Da rifugiato a pioniere del venture capital britannico a ispiratore della finanza sostenibile
L’impresa e la creazione di ricchezza sono vitali nella costruzione di comunità sostenibili. Ma le comunità sotto-investite sono troppo spesso viste come aree a basso potenziale economico e d’impresa. La nostra ricerca mostra che, al contrario, tali comunità possono offrire molte opportunità di profitto per le aziende, le banche e gli altri investitori. L’investimento sociale, inteso come la volontà di raggiungere sia obiettivi sociali che ritorni economici, può affiancare le altre forme convenzionali di impresa e di business, a vantaggio dell’intera comunità.
Sembrano scritte oggi, ma sono parole del 2000, scritte da Ronald Cohen, l’uomo che nel Regno Unito è riuscito a essere in una sola vita padre del venture capital e della finanza d’impatto. All’avvio del nuovo millennio il Tesoro di sua Maestà gli aveva assegnato la guida una task force incaricata di studiare i modi in cui il governo britannico avrebbe potuto migliorare le condizioni economiche e sociali delle comunità più svantaggiate: in poche parole contrasto della povertà. L’esperienza sicuramente ha contribuito alla seconda vita da filantropo di uno degli uomini di maggior successo della City.
Una presa di coscienza che il pioniere del private equity britannico sintetizzò così:
Sebbene io stessi supportando imprenditori di umili origini come me, [il venture capital] non aveva davvero a che fare con il problema della povertà. Le persone si arricchivano e creavano posti di lavoro e questo aiutava le famiglie. Ma per qualche motivo i problemi sociali continuavano a emergere e il gap tra ricchi e poveri diventava sempre più grande, invece di ridursi.
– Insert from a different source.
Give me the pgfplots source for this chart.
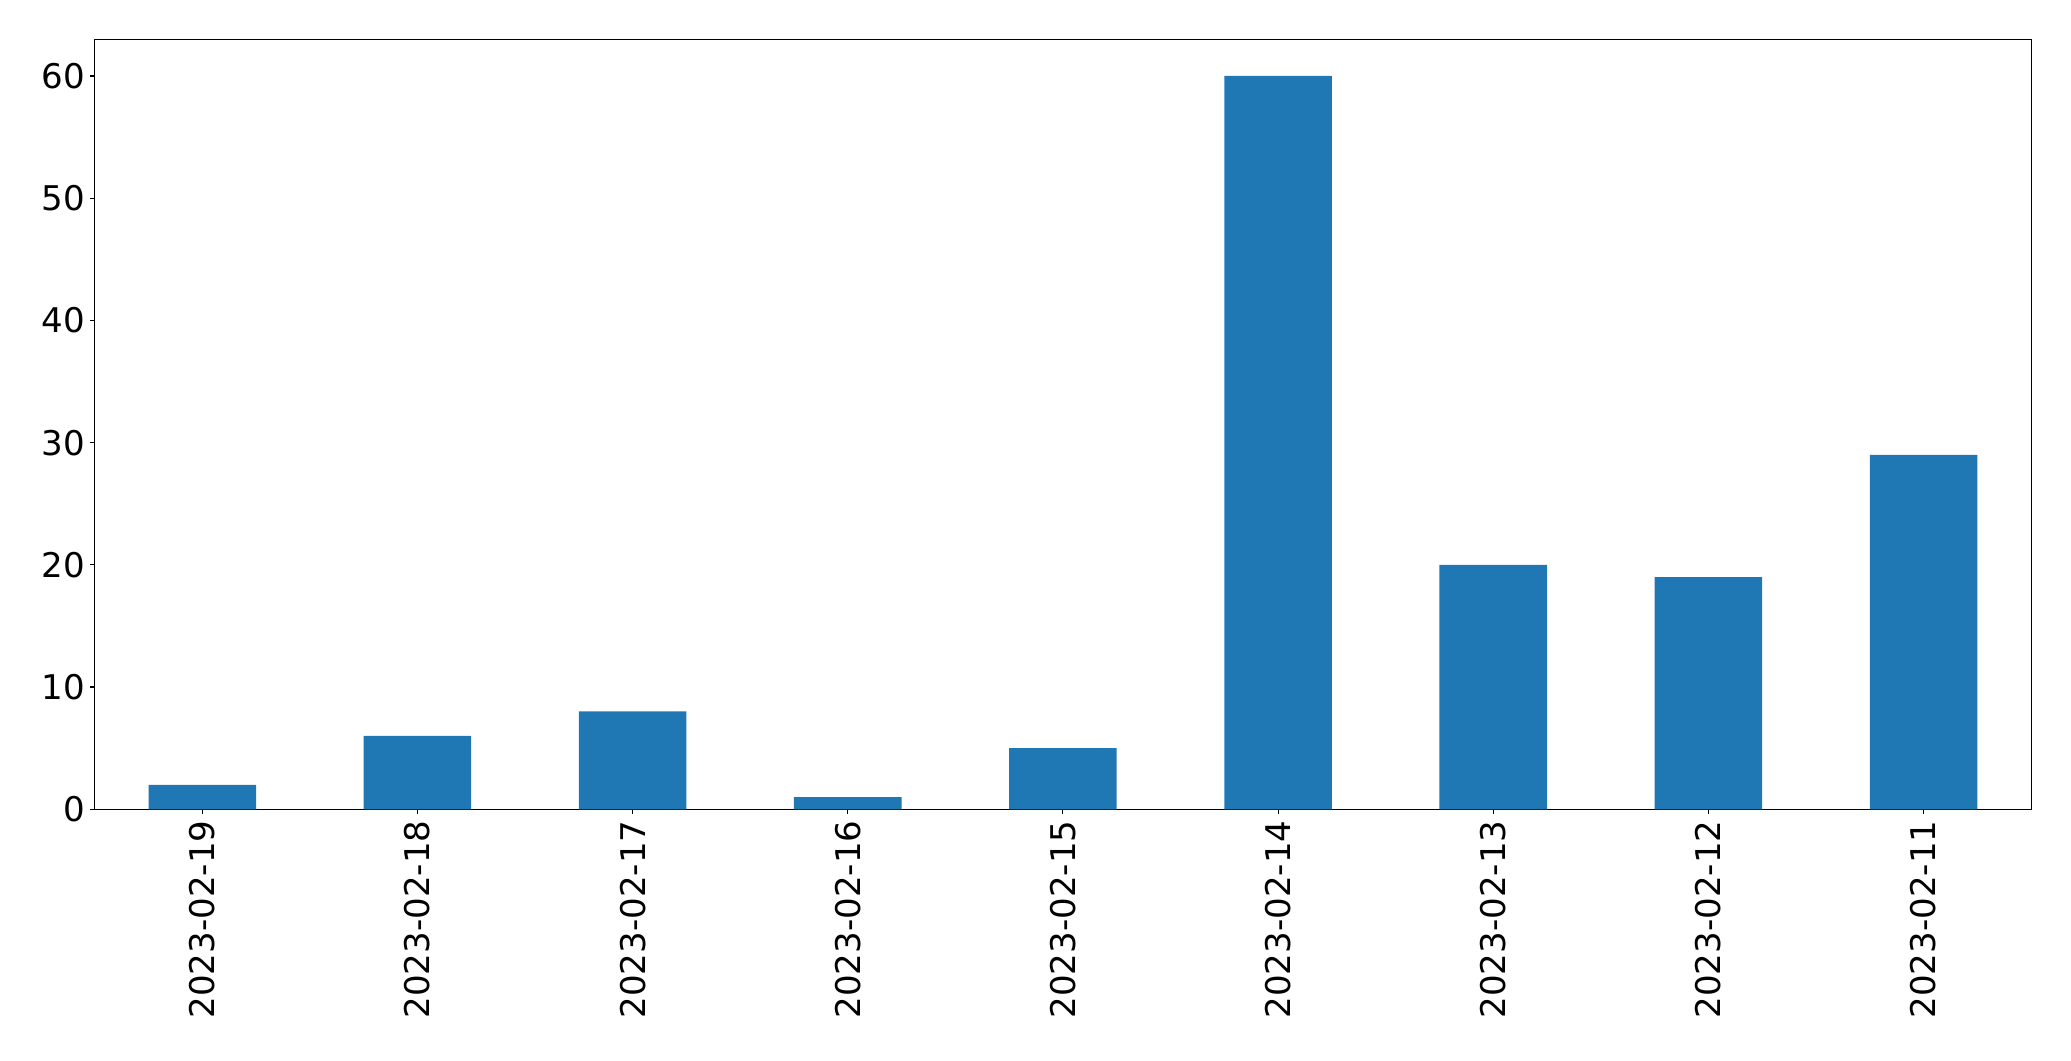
\documentclass[border=0pt]{standalone}
\usepackage{pgfplots}
\pgfplotsset{compat=1.18}
\usepackage{fontspec}
\setmainfont{DejaVu Sans}
\definecolor{mplblue}{HTML}{1F77B4}
\begin{document}
\begin{tikzpicture}
\useasboundingbox (-68.2pt,-181.2pt) rectangle (1423.0pt,582.7pt);
\begin{axis}[
  at={(0,0)}, anchor=south west,
  scale only axis,
  width=1394.4pt, height=554.4pt,
  xmin=-0.5, xmax=8.5, ymin=0, ymax=63,
  xtick={0,1,2,3,4,5,6,7,8},
  xticklabels={2023-02-19,2023-02-18,2023-02-17,2023-02-16,2023-02-15,2023-02-14,2023-02-13,2023-02-12,2023-02-11},
  ytick={0,10,20,30,40,50,60},
  tick pos=left,
  tick align=outside,
  major tick length=3.5pt,
  every tick/.style={black, line width=0.8pt},
  axis line style={line width=0.8pt},
  /pgf/number format/assume math mode=true,
  tick label style={font=\fontsize{24.5}{28}\selectfont},
  x tick label style={rotate=90, anchor=east, inner sep=0pt},
  xticklabel shift=4.5pt,
  y tick label style={anchor=east, inner sep=0pt},
  yticklabel shift=3.5pt,
]
\addplot[ybar, bar width=0.5, fill=mplblue, draw=none] coordinates {
(0,2) (1,6) (2,8) (3,1) (4,5) (5,60) (6,20) (7,19) (8,29)
};
\end{axis}
\end{tikzpicture}
\end{document}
Quando parlava di umili origini, Sir Ronald Mourad Cohen era sincero.
A dieci anni con la sua famiglia aveva dovuto lasciare l’Egitto, dove era nato, per via delle persecuzioni degli ebrei durante la crisi di Suez del 1956. Aveva soltanto la sua collezione di francobolli quando arrivò da rifugiato nel Regno Unito e non parlava la lingua. In due anni divenne il migliore della classe in grammatica e con un duro lavoro riuscì a eccellere a Oxford e a vincere un MBA ad Harvard che gli permise di ottenere presto un lavoro come consulente di McKinsey (nel Regno Unito e in Italia).
Presto però, nel 1972, si lanciò in un’impresa pioneristica: la fondazione di Apax Partners, il primo venture capital e quindi private equity del Regno Unito e forse d’Europa. Era un modo nuovo di investire nelle imprese e nella loro crescita, ma non fu facile, anche se oggi è un pezzo di storia. Forbes calcola che quando nel 2005 Ronald Cohen lasciò l’incarico di presidente esecutivo, Apax aveva investito più di 12 miliardi di euro in oltre 500 affari.
A quel tempo Cohen era già una delle figure più in vista della City e aveva con la politica una familiarità non comune nel suo settore, era un grande sostenitore del partito laburista e di Gordon Brown. Per Cohen però stava già cambiando tutto e stava cominciando il percorso che lo avrebbe portato a essere uno dei pionieri più riconosciuti della finanza sostenibile.
Nel 2002 aveva fondato Bridges Fund Management per investire in una prospettiva più inclusiva e sostenibile. Nel 2003 nasceva The Portland Trust, per favorire lo sviluppo economico della Palestina.
Nel 2007 avrebbe co-fondato l’organizzazione non-profit Social Finance, cui diversi attribuiscono la creazione del primo Social Bond.
Dopo, nel 2012, sarebbe venuta la Big Society Capital, la prima banca d’investimento sociale.
Nel 2020 il libro “IMPACT: Reshaping capitalism to drive real change” faceva il punto sulla visione degli ultimi 20 anni, quella che unisce all’approccio tradizionale di bilanciamento del rischio e del rendimento il terzo elemento dell’impatto misurabile, in termini sociali e ambientali. Il futuro come lo stesso Ronald Cohen ha detto.
Sono investimenti con cui, insieme al profitto, ci si propone di ottenere un miglioramento concreto e misurabile nella condizione di vita delle persone e nell'ambiente. Mentre la finanza tradizionale nasce con l'idea di massimizzare il rapporto tra rischio e rendimento finanziario, l'impact investment introduce un terzo elemento, l'impatto misurabile.
È una sintesi prestata recentemente a la Repubblica.
Oggi i numeri di questa storia sono macroscopici. Lo stesso Cohen stima trentamila miliardi di dollari investiti “per ottenere qualcosa di più del solo guadagno finanziario”. Un percorso difficile e incerto, ma ormai sotto gli occhi di tutti, che però più di vent’anni fa era la visione di un finanziere sessantenne.